- **Task to complete**: In the material below, please retype the lines from the very first through the one with "0.034, 0.033, 0.034, 0.036, 0.040, 0.047, 0.057, 0.071, 0.090]", exactly and without pictures.

- **Source excerpt**:

......

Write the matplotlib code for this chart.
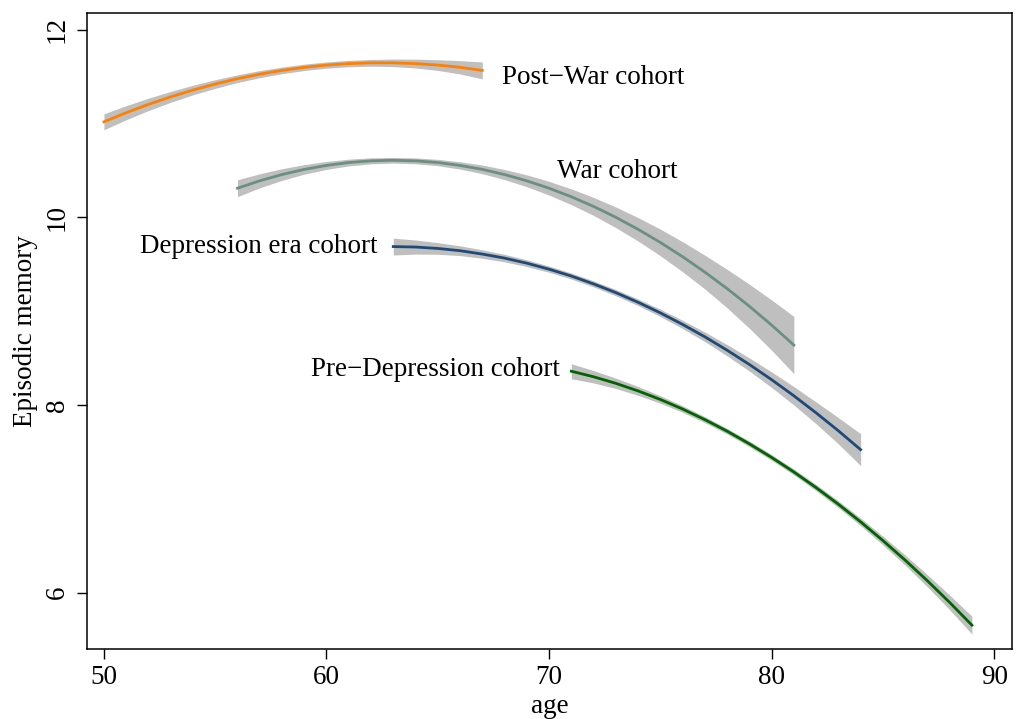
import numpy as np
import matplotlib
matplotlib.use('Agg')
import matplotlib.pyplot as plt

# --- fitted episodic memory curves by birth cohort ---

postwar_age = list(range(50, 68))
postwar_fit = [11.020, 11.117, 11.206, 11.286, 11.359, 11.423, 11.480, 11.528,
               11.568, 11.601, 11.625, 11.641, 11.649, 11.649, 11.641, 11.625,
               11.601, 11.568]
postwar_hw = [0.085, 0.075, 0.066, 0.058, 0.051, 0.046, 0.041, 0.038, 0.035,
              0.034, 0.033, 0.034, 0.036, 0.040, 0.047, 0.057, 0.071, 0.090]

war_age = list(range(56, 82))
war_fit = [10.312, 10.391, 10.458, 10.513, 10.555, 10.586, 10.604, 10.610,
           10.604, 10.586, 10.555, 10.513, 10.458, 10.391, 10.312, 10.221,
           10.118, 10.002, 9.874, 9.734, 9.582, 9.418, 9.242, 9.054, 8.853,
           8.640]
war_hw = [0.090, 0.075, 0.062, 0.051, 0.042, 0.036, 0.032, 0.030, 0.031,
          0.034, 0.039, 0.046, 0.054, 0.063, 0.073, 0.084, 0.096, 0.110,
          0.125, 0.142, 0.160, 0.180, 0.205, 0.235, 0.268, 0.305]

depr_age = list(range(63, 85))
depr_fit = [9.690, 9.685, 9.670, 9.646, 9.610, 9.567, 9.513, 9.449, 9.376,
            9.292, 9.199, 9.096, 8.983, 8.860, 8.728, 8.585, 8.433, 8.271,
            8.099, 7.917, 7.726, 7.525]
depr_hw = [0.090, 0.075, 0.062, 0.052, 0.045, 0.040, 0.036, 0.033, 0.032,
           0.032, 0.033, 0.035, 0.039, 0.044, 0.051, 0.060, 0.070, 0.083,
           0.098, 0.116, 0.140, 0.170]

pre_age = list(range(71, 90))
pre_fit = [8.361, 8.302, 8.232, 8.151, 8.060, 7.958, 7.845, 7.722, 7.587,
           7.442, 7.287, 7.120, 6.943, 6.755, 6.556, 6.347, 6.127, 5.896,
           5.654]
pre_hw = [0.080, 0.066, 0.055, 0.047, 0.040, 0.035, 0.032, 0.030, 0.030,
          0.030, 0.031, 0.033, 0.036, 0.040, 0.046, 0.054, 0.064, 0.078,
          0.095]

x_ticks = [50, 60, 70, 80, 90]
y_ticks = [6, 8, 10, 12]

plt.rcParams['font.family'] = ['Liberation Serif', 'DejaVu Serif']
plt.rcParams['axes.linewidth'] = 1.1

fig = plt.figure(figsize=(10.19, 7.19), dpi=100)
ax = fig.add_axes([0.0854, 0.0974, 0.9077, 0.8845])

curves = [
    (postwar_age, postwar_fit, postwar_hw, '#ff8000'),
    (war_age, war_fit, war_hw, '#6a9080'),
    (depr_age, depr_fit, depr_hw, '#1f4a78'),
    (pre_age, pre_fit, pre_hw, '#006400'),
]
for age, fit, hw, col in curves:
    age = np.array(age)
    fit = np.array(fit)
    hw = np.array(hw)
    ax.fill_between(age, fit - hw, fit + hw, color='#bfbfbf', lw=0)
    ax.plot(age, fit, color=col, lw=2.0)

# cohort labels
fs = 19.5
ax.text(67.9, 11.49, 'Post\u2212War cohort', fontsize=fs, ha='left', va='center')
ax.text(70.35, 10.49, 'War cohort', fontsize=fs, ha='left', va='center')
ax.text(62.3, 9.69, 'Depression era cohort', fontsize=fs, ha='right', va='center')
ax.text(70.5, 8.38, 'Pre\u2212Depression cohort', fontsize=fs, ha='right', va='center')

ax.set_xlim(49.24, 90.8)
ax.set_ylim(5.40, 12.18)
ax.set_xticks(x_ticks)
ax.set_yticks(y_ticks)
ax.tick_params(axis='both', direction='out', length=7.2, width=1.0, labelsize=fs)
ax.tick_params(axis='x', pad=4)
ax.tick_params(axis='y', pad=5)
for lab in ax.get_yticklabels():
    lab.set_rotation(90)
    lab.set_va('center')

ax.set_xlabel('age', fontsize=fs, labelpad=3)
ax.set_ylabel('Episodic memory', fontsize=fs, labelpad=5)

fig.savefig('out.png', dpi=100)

......

- **Result of this task**:
Write the matplotlib code for this chart.
import numpy as np
import matplotlib
matplotlib.use('Agg')
import matplotlib.pyplot as plt

# --- fitted episodic memory curves by birth cohort ---

postwar_age = list(range(50, 68))
postwar_fit = [11.020, 11.117, 11.206, 11.286, 11.359, 11.423, 11.480, 11.528,
               11.568, 11.601, 11.625, 11.641, 11.649, 11.649, 11.641, 11.625,
               11.601, 11.568]
postwar_hw = [0.085, 0.075, 0.066, 0.058, 0.051, 0.046, 0.041, 0.038, 0.035,
              0.034, 0.033, 0.034, 0.036, 0.040, 0.047, 0.057, 0.071, 0.090]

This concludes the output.